*Producers focusing on market share rather than on supporting prices, likely to stay depressed
20 January 2016, London — Oil prices slid on Wednesday, with U.S. oil futures falling to their lowest level since 2003, dragged down by a slide in global financial markets and continued concerns about the glut of crude.
Fears about an economic slowdown in China, the world’s second biggest economy, have rattled financial markets at the start of the year and added to the bearish sentiment on the oil market.
“The bearish mood continues,” said Michael Nielsen, oil analyst at Global Risk Management. “Market participants are digesting the mediocre Chinese economic data and the outlook for Iranian oil flooding the already oversupplied oil market—the outcome seems to be continued fear of demand slowdown and supply increase.”
On the New York Mercantile Exchange, February-dated West Texas Intermediate futures were trading down 2.3% at $27.80 a barrel. Earlier in the session, WTI hit its lowest price since the fall of 2003 at $27.32 a barrel.
Brent crude for March delivery, the global oil benchmark, fell 1.5% to $28.32 a barrel on London’s ICE Futures exchange.
The renewed selloff on global bourses added to the bearish sentiment engulfing markets since the beginning of the year. Hong Kong stocks hit a 3 1/2 -year low and Japan’s Nikkei closed in bear market territory, extending this year’s selloff in Asia. European stocks also traded sharply lower.
Oil investors fear that demand in China, which consumes around 12% of world’s crude, may falter as the country shifts to a less energy-intensive economic model. On Tuesday, the Chinese authorities announced the country’s gross domestic product rose 6.9% in 2015, its slowest pace in 25 years.

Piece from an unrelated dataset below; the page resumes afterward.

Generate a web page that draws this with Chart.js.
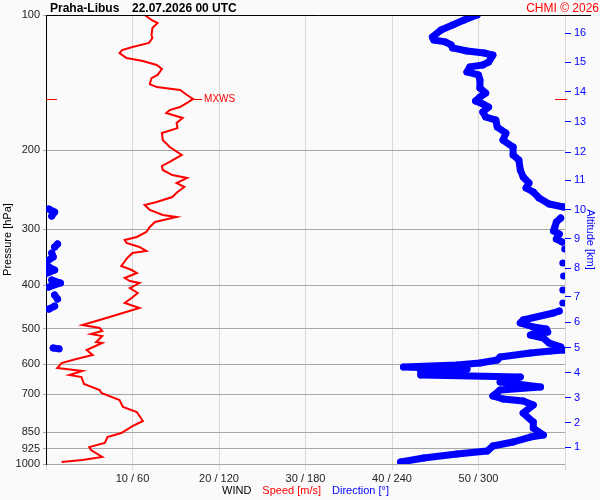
<!DOCTYPE html>
<html>
<head>
<meta charset="utf-8">
<script src="https://cdn.jsdelivr.net/npm/chart.js@4.4.1/dist/chart.umd.min.js"></script>
<style>
  html, body { margin: 0; padding: 0; background: #fafafa; }
  #wrap { width: 600px; height: 500px; }
</style>
</head>
<body>
<div id="wrap"><canvas id="myChart"></canvas></div>
<script>
// wind speed profile [hPa] / [m/s]
const windPressure = [100.0, 102.6, 104.2, 106.9, 110.8, 112.5, 115.4, 117.8, 119.7, 121.5,
  124.7, 126.6, 129.2, 131.9, 136.0, 138.2, 142.5, 144.7, 146.9, 150.7,
  153.8, 157.0, 160.3, 162.8, 165.3, 169.6, 174.0, 178.6, 183.2, 189.9,
  196.8, 205.0, 212.5, 216.9, 221.4, 227.2, 230.7, 236.7, 241.6, 247.9,
  254.3, 260.9, 265.0, 271.8, 278.8, 281.7, 289.1, 296.6, 304.3, 312.2,
  317.0, 322.0, 328.6, 335.4, 338.9, 347.7, 362.3, 369.8, 375.5, 385.3,
  391.3, 395.3, 405.6, 416.1, 426.9, 438.0, 449.4, 463.4, 477.9, 490.3,
  497.9, 505.6, 513.5, 518.8, 535.0, 537.7, 557.4, 571.9, 583.7, 595.9,
  611.4, 620.8, 633.7, 640.2, 663.6, 684.3, 694.9, 720.3, 746.6, 766.0,
  802.2, 823.1, 853.1, 870.8, 898.0, 916.6, 930.8, 964.8, 979.7, 989.8];
const windSpeed = [11.4, 12.2, 12.9, 12.3, 12.2, 12.3, 11.9, 10.0, 8.8, 8.5,
  9.3, 11.2, 12.8, 13.4, 12.9, 12.2, 12.0, 12.8, 15.5, 16.3,
  17.0, 16.3, 15.5, 14.3, 13.9, 15.8, 15.1, 15.2, 13.4, 13.5,
  14.3, 15.7, 14.3, 13.4, 13.5, 14.6, 16.3, 15.1, 16.0, 15.2,
  14.6, 12.8, 11.4, 12.0, 13.5, 15.1, 12.6, 12.0, 11.6, 10.5,
  9.1, 9.3, 10.8, 11.6, 10.0, 9.4, 8.7, 9.9, 10.5, 9.1,
  9.7, 10.8, 9.7, 10.6, 9.9, 9.1, 10.8, 8.5, 6.2, 4.2,
  6.2, 6.5, 5.2, 6.5, 5.8, 6.5, 4.7, 5.4, 3.5, 1.8,
  1.3, 4.2, 2.7, 4.1, 4.4, 6.2, 6.4, 8.5, 8.9, 10.5,
  11.2, 10.0, 8.7, 7.1, 6.8, 5.0, 5.2, 6.5, 4.2, 1.8];

// wind direction profile [hPa] / [deg]
const dirPressure = [100.0, 102.6, 105.3, 108.0, 111.9, 113.7, 114.8, 116.6, 118.4, 120.3,
  121.5, 122.8, 127.3, 129.2, 130.5, 133.9, 136.0, 139.5, 145.4, 149.2,
  152.3, 155.4, 157.8, 160.3, 164.4, 168.7, 171.4, 177.6, 183.2, 189.9,
  196.8, 205.0, 210.4, 221.4, 229.5, 236.7, 242.8, 247.9, 255.6, 263.6,
  267.7, 270.5, 274.7, 280.4, 283.3, 289.1, 296.6, 302.7, 307.4, 315.4,
  320.3, 323.6, 328.6, 331.9, 338.9, 345.9, 353.1, 356.8, 364.2, 369.8,
  375.5, 381.4, 389.3, 395.3, 403.5, 409.8, 420.5, 429.1, 438.0, 444.9,
  451.7, 456.3, 461.0, 477.9, 485.3, 495.3, 500.5, 508.3, 513.5, 516.2,
  524.3, 537.7, 548.6, 551.4, 554.0, 557.4, 560.0, 566.0, 577.8, 586.7,
  595.9, 602.0, 608.3, 614.5, 624.1, 633.7, 640.2, 656.9, 674.0, 684.3,
  705.6, 716.6, 724.0, 739.0, 770.0, 806.4, 831.6, 862.0, 870.8, 893.3,
  911.9, 935.6, 950.1, 969.8, 989.8];
const dirDeg = [299, 290, 282, 274, 268, 269, 277, 281, 282, 292,
  304, 310, 307, 303, 294, 292, 300, 301, 301, 305,
  301, 298, 303, 307, 303, 305, 312, 313, 319, 317,
  324, 324, 328, 329, 331, 335, 333, 338, 342, 349,
  359, 2, 6, 4, 357, 354, 353, 352, 356, 354,
  358, 8, 6, 359.8, 4, 5, 1, 358.5, 2, 6,
  1, 359, 4, 10, 2, 358.5, 6, 8, 358.5, 6,
  2, 356, 352, 331, 329, 338, 347, 348, 338, 336,
  345, 349, 357, 5, 9, 359, 350, 336, 315, 313,
  301, 285, 248, 292, 260, 260, 329, 315, 343, 315,
  310, 317, 331, 338, 331, 338, 338, 345, 336, 324,
  310, 306, 285, 262, 246];

// axis ticks
const pressureTicks = [100, 200, 300, 400, 500, 600, 700, 850, 925, 1000];
const speedTicks = [10, 20, 30, 40, 50];
const dirTicks = [60, 120, 180, 240, 300];
const altKm = [16, 15, 14, 13, 12, 11, 10, 9, 8, 7, 6, 5, 4, 3, 2, 1];
const altPressure = [109.7, 127.3, 148.4, 173.1, 201.9, 233.1, 271.8, 315.4, 366.0, 424.6, 482.8, 551.4, 627.0, 712.8, 810.3, 916.7];

const RED = "#ff0000";
const BLUE = "#0000ff";
const FONT = '"Liberation Sans", Arial, sans-serif';

const decor = {
  id: "decor",
  afterDraw(chart) {
    const { ctx, chartArea: a, scales } = chart;
    ctx.save();

    // top frame line
    ctx.strokeStyle = "#000";
    ctx.lineWidth = 1;
    ctx.beginPath();
    ctx.moveTo(a.left, a.top + 0.5);
    ctx.lineTo(591, a.top + 0.5);
    ctx.stroke();

    // max wind marker
    const iMax = windSpeed.indexOf(Math.max(...windSpeed));
    const py = Math.round(scales.y.getPixelForValue(windPressure[iMax])) + 0.5;
    const px = scales.x.getPixelForValue(windSpeed[iMax]);
    ctx.strokeStyle = RED;
    ctx.beginPath();
    ctx.moveTo(a.left, py); ctx.lineTo(a.left + 11, py);
    ctx.moveTo(a.right - 10, py); ctx.lineTo(a.right + 2, py);
    ctx.moveTo(px, py); ctx.lineTo(px + 9, py);
    ctx.stroke();
    ctx.fillStyle = RED;
    ctx.font = "10px " + FONT;
    ctx.textBaseline = "middle";
    ctx.fillText("MXWS", px + 11, py);

    // header
    ctx.textBaseline = "alphabetic";
    ctx.fillStyle = "#000";
    ctx.font = "bold 12px " + FONT;
    ctx.fillText("Praha-Libus", 50, 12);
    ctx.fillText("22.07.2026 00 UTC", 132, 12);
    ctx.fillStyle = RED;
    ctx.font = "12px " + FONT;
    ctx.textAlign = "right";
    ctx.fillText("CHMI \u00a9 2026", 599, 12);

    // footer axis title
    ctx.textAlign = "left";
    ctx.textBaseline = "middle";
    ctx.font = "11px " + FONT;
    const parts = [["WIND", "#000"], ["Speed [m/s]", RED], ["Direction [\u00b0]", BLUE]];
    const gap = 11;
    const total = parts.reduce((s, p) => s + ctx.measureText(p[0]).width, 0) + gap * (parts.length - 1);
    let x = (a.left + a.right) / 2 - total / 2;
    parts.forEach(([t, c]) => {
      ctx.fillStyle = c;
      ctx.fillText(t, x, 491);
      x += ctx.measureText(t).width + gap;
    });
    ctx.restore();
  },
};

Chart.defaults.font.family = FONT;
Chart.defaults.font.size = 11;
Chart.defaults.color = "#222";

const ctx = document.getElementById("myChart");
new Chart(ctx, {
  type: "scatter",
  data: {
    datasets: [
      {
        label: "Speed",
        data: windSpeed.map((s, i) => ({ x: s, y: windPressure[i] })),
        showLine: true,
        borderColor: RED,
        borderWidth: 2,
        pointRadius: 0,
        xAxisID: "x",
        yAxisID: "y",
      },
      {
        label: "Direction",
        data: dirDeg.map((d, i) => ({ x: d, y: dirPressure[i] })),
        showLine: true,
        borderColor: BLUE,
        borderWidth: 7,
        borderCapStyle: "round",
        borderJoinStyle: "round",
        pointRadius: 3.5,
        pointBorderWidth: 0,
        pointBackgroundColor: BLUE,
        segment: {
          borderColor: (c) => (Math.abs(c.p1.parsed.x - c.p0.parsed.x) > 180 ? "rgba(0,0,0,0)" : BLUE),
        },
        xAxisID: "xDir",
        yAxisID: "y",
      },
    ],
  },
  options: {
    responsive: true,
    maintainAspectRatio: false,
    animation: false,
    events: [],
    layout: { padding: { top: 15, left: 0, right: 0, bottom: 0 } },
    plugins: {
      legend: { display: false },
      tooltip: { enabled: false },
    },
    scales: {
      x: {
        type: "linear",
        position: "bottom",
        min: 0,
        max: 60,
        afterFit: (axis) => { axis.height = 36; },
        ticks: {
          stepSize: 10,
          padding: 2,
          maxRotation: 0,
          autoSkip: false,
          callback: (v) => {
            const i = speedTicks.indexOf(v);
            return i < 0 ? "" : `${v} / ${dirTicks[i]}`;
          },
        },
        grid: { color: "#d8d8d8", tickColor: "#d8d8d8", tickLength: 6 },
        border: { display: false },
      },
      xDir: {
        type: "linear",
        display: false,
        min: 0,
        max: 360,
      },
      y: {
        type: "logarithmic",
        position: "left",
        reverse: true,
        min: 100,
        max: 1000,
        afterFit: (axis) => { axis.width = 46; },
        afterBuildTicks: (axis) => { axis.ticks = pressureTicks.map((v) => ({ value: v })); },
        ticks: {
          padding: 3,
          autoSkip: false,
          callback: (v) => String(v),
        },
        grid: { color: "#a8a8a8", tickColor: "#a8a8a8", tickLength: 3 },
        border: { color: "#000", width: 1 },
        title: { display: true, text: "Pressure [hPa]", color: "#000", padding: { top: 1, bottom: 0 } },
      },
      yAlt: {
        type: "logarithmic",
        position: "right",
        reverse: true,
        min: 100,
        max: 1000,
        afterFit: (axis) => { axis.width = 35; },
        afterBuildTicks: (axis) => { axis.ticks = altPressure.map((v) => ({ value: v })); },
        ticks: {
          color: BLUE,
          padding: 3,
          autoSkip: false,
          callback: (v, i) => String(altKm[i]),
        },
        grid: { drawOnChartArea: false, tickColor: BLUE, tickLength: 6 },
        border: { display: false },
        title: { display: true, text: "Altitude [km]", color: BLUE, padding: { top: 3, bottom: 0 } },
      },
    },
  },
  plugins: [decor],
});
</script>
</body>
</html>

“Bearish fundamentals have clearly been weighing on oil prices [this year], but financial selling on macro concerns has also played a major role,” Citi said in a report. The bank cut its oil price forecasts on the back of concerns about the Chinese economy and sees both benchmarks averaging $34 a barrel this quarter and $31 in the next.
The slump in oil prices continues to take a toll on big oil companies. On Wednesday Royal Dutch Shell PLC said its profit fell by as much as 50% in the fourth quarter. Earlier this week, Patrick Pouyanné, CEO of France’s Total SA, warned his company would likely report a 20% decline in adjusted net profit for 2015 because of the collapse in oil prices.
On the supply front, there are few signs that the global glut of crude, which has battered prices since 2014, will abate anytime soon.
The International Energy Agency, a top energy monitor, said on Tuesday that “unless something changes, the oil market could drown in oversupply.” The IEA projects that oil markets will still have a surplus of 1.5 million barrels a day in the first half of 2016.
The lifting of international sanctions on Iran could add 300,000 barrels a day of crude by the end of the first quarter, reducing the effect of the 600,000-barrel-a-day reduction expected from producers outside the Organization of the Petroleum Exporting Countries, the IEA said.
A further reason for the sharper selloff in oil on Wednesday was the expiration of the February WTI contract, with most traders have already closed their positions and started to trade on the March contract, said Daniel Ang, a Phillip Futures energy analyst. The March contract was down 1.9% at $28.98 a barrel.
Nymex reformulated gasoline blendstock—the benchmark gasoline contract—fell 0.6% to $1.02 a gallon. ICE gas oil changed hands at $259 a metric ton, down $11.50 from the previous settlement.